◆ Goal: Copy the data exactly as it appears, and do not include any pictures.

◆ Information supplied:
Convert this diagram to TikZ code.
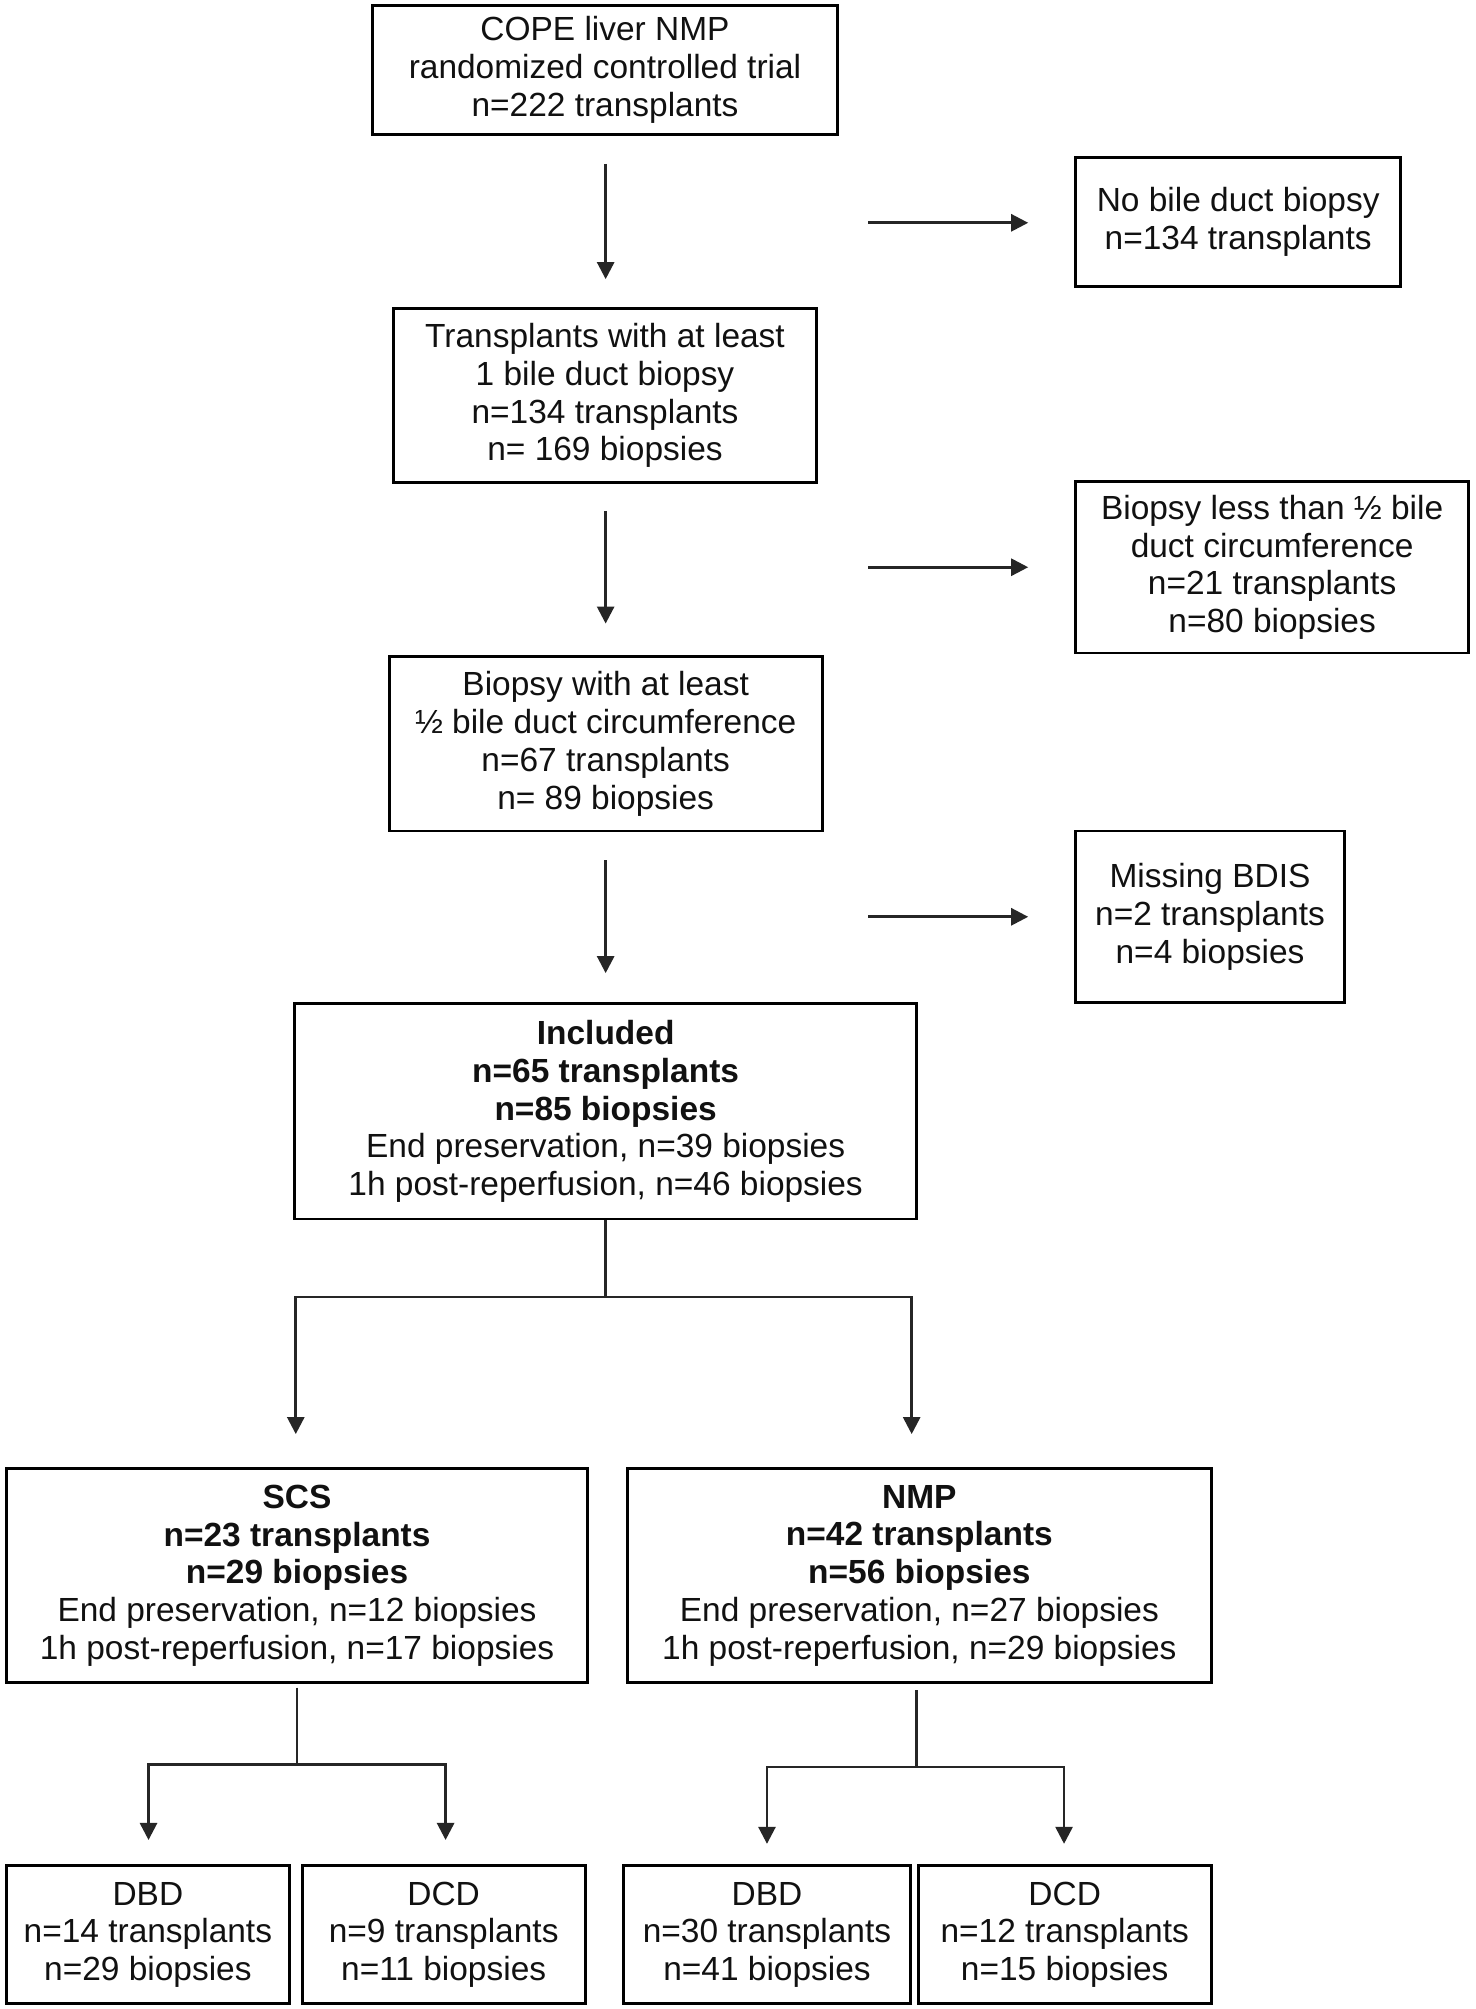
\documentclass[tikz,border=0pt]{standalone}
\usepackage{fontspec}
\setmainfont{Liberation Sans}
\usetikzlibrary{arrows.meta}
\definecolor{lncol}{HTML}{262626}
\definecolor{txcol}{HTML}{111111}
\begin{document}
\begin{tikzpicture}[x=0.75pt,y=-0.75pt,
  box/.style 2 args={draw=black, line width=1.7pt, minimum width=#1*0.75pt, minimum height=#2*0.75pt, inner sep=0pt, align=center, text=txcol, font=\fontsize{19.6pt}{22.1pt}\selectfont, execute at begin node={\rule{0pt}{18pt}}},
  arr/.style={draw=lncol, line width=1.6pt, line join=miter, -{Triangle[length=10pt,width=10pt]}},
  conn/.style={draw=lncol, line width=1.6pt}]
\useasboundingbox[fill=white] (0,0) rectangle (1152,1569);

\node[box={363}{101}] (b1) at (472.5,54.5) {COPE liver NMP\\randomized controlled trial\\n=222 transplants};
\node[box={254}{101}] (bno) at (967,173.5) {No bile duct biopsy\\n=134 transplants};
\node[box={331}{136}] (b2) at (472.5,309) {Transplants with at least\\1 bile duct biopsy\\n=134 transplants\\n= 169 biopsies};
\node[box={307}{134}] (bless) at (993.5,443) {Biopsy less than ½ bile\\duct circumference\\n=21 transplants\\n=80 biopsies};
\node[box={338}{136}] (b3) at (473,581) {Biopsy with at least\\½ bile duct circumference\\n=67 transplants\\n= 89 biopsies};
\node[box={210}{134}] (bmiss) at (945,716) {Missing BDIS\\n=2 transplants\\n=4 biopsies};
\node[box={486}{168}] (b4) at (473,868) {\textbf{Included}\\\textbf{n=65 transplants}\\\textbf{n=85 biopsies}\\End preservation, n=39 biopsies\\1h post-reperfusion, n=46 biopsies};
\node[box={454}{167}] (scs) at (232,1230.5) {\textbf{SCS}\\\textbf{n=23 transplants}\\\textbf{n=29 biopsies}\\End preservation, n=12 biopsies\\1h post-reperfusion, n=17 biopsies};
\node[box={456}{167}] (nmp) at (718,1230.5) {\textbf{NMP}\\\textbf{n=42 transplants}\\\textbf{n=56 biopsies}\\End preservation, n=27 biopsies\\1h post-reperfusion, n=29 biopsies};
\node[box={221}{108}] (dbd1) at (115.5,1511) {DBD\\n=14 transplants\\n=29 biopsies};
\node[box={221}{108}] (dcd1) at (346.5,1511) {DCD\\n=9 transplants\\n=11 biopsies};
\node[box={224}{108}] (dbd2) at (599,1511) {DBD\\n=30 transplants\\n=41 biopsies};
\node[box={229}{108}] (dcd2) at (831.5,1511) {DCD\\n=12 transplants\\n=15 biopsies};

% free arrow ends
\coordinate (a1s) at (473,128);  \coordinate (a1e) at (473,218);
\coordinate (r1s) at (678,174);  \coordinate (r1e) at (803,174);
\coordinate (a2s) at (473,399);  \coordinate (a2e) at (473,487);
\coordinate (r2s) at (678,443);  \coordinate (r2e) at (803,443);
\coordinate (a3s) at (473,672);  \coordinate (a3e) at (473,760);
\coordinate (r3s) at (678,716);  \coordinate (r3e) at (803,716);
\coordinate (j0) at (473,1013);
\coordinate (jl) at (231,1120); \coordinate (jr) at (712,1120);
\coordinate (s0) at (232,1318); \coordinate (s1) at (232,1378);
\coordinate (sl) at (116,1437); \coordinate (sr) at (348,1437);
\coordinate (n0) at (716,1320); \coordinate (n1) at (716,1380);
\coordinate (nl) at (599,1440); \coordinate (nr) at (831,1440);

\draw[arr] (a1s) -- (a1e);
\draw[arr] (r1s) -- (r1e);
\draw[arr] (a2s) -- (a2e);
\draw[arr] (r2s) -- (r2e);
\draw[arr] (a3s) -- (a3e);
\draw[arr] (r3s) -- (r3e);

\draw[conn] (b4.south) -- (j0);
\draw[arr] (j0) -| (jl);
\draw[arr] (j0) -| (jr);

\draw[conn] (s0) -- (s1);
\draw[arr] (s1) -| (sl);
\draw[arr] (s1) -| (sr);

\draw[conn] (n0) -- (n1);
\draw[arr] (n1) -| (nl);
\draw[arr] (n1) -| (nr);
\end{tikzpicture}
\end{document}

◆ Full solution:
Convert this diagram to TikZ code.
\documentclass[tikz,border=0pt]{standalone}
\usepackage{fontspec}
\setmainfont{Liberation Sans}
\usetikzlibrary{arrows.meta}
\definecolor{lncol}{HTML}{262626}
\definecolor{txcol}{HTML}{111111}
\begin{document}
\begin{tikzpicture}[x=0.75pt,y=-0.75pt,
  box/.style 2 args={draw=black, line width=1.7pt, minimum width=#1*0.75pt, minimum height=#2*0.75pt, inner sep=0pt, align=center, text=txcol, font=\fontsize{19.6pt}{22.1pt}\selectfont, execute at begin node={\rule{0pt}{18pt}}},
  arr/.style={draw=lncol, line width=1.6pt, line join=miter, -{Triangle[length=10pt,width=10pt]}},
  conn/.style={draw=lncol, line width=1.6pt}]
\useasboundingbox[fill=white] (0,0) rectangle (1152,1569);

\node[box={363}{101}] (b1) at (472.5,54.5) {COPE liver NMP\\randomized controlled trial\\n=222 transplants};
\node[box={254}{101}] (bno) at (967,173.5) {No bile duct biopsy\\n=134 transplants};
\node[box={331}{136}] (b2) at (472.5,309) {Transplants with at least\\1 bile duct biopsy\\n=134 transplants\\n= 169 biopsies};
\node[box={307}{134}] (bless) at (993.5,443) {Biopsy less than ½ bile\\duct circumference\\n=21 transplants\\n=80 biopsies};
\node[box={338}{136}] (b3) at (473,581) {Biopsy with at least\\½ bile duct circumference\\n=67 transplants\\n= 89 biopsies};
\node[box={210}{134}] (bmiss) at (945,716) {Missing BDIS\\n=2 transplants\\n=4 biopsies};
\node[box={486}{168}] (b4) at (473,868) {\textbf{Included}\\\textbf{n=65 transplants}\\\textbf{n=85 biopsies}\\End preservation, n=39 biopsies\\1h post-reperfusion, n=46 biopsies};
\node[box={454}{167}] (scs) at (232,1230.5) {\textbf{SCS}\\\textbf{n=23 transplants}\\\textbf{n=29 biopsies}\\End preservation, n=12 biopsies\\1h post-reperfusion, n=17 biopsies};
\node[box={456}{167}] (nmp) at (718,1230.5) {\textbf{NMP}\\\textbf{n=42 transplants}\\\textbf{n=56 biopsies}\\End preservation, n=27 biopsies\\1h post-reperfusion, n=29 biopsies};
\node[box={221}{108}] (dbd1) at (115.5,1511) {DBD\\n=14 transplants\\n=29 biopsies};
\node[box={221}{108}] (dcd1) at (346.5,1511) {DCD\\n=9 transplants\\n=11 biopsies};
\node[box={224}{108}] (dbd2) at (599,1511) {DBD\\n=30 transplants\\n=41 biopsies};
\node[box={229}{108}] (dcd2) at (831.5,1511) {DCD\\n=12 transplants\\n=15 biopsies};

% free arrow ends
\coordinate (a1s) at (473,128);  \coordinate (a1e) at (473,218);
\coordinate (r1s) at (678,174);  \coordinate (r1e) at (803,174);
\coordinate (a2s) at (473,399);  \coordinate (a2e) at (473,487);
\coordinate (r2s) at (678,443);  \coordinate (r2e) at (803,443);
\coordinate (a3s) at (473,672);  \coordinate (a3e) at (473,760);
\coordinate (r3s) at (678,716);  \coordinate (r3e) at (803,716);
\coordinate (j0) at (473,1013);
\coordinate (jl) at (231,1120); \coordinate (jr) at (712,1120);
\coordinate (s0) at (232,1318); \coordinate (s1) at (232,1378);
\coordinate (sl) at (116,1437); \coordinate (sr) at (348,1437);
\coordinate (n0) at (716,1320); \coordinate (n1) at (716,1380);
\coordinate (nl) at (599,1440); \coordinate (nr) at (831,1440);

\draw[arr] (a1s) -- (a1e);
\draw[arr] (r1s) -- (r1e);
\draw[arr] (a2s) -- (a2e);
\draw[arr] (r2s) -- (r2e);
\draw[arr] (a3s) -- (a3e);
\draw[arr] (r3s) -- (r3e);

\draw[conn] (b4.south) -- (j0);
\draw[arr] (j0) -| (jl);
\draw[arr] (j0) -| (jr);

\draw[conn] (s0) -- (s1);
\draw[arr] (s1) -| (sl);
\draw[arr] (s1) -| (sr);

\draw[conn] (n0) -- (n1);
\draw[arr] (n1) -| (nl);
\draw[arr] (n1) -| (nr);
\end{tikzpicture}
\end{document}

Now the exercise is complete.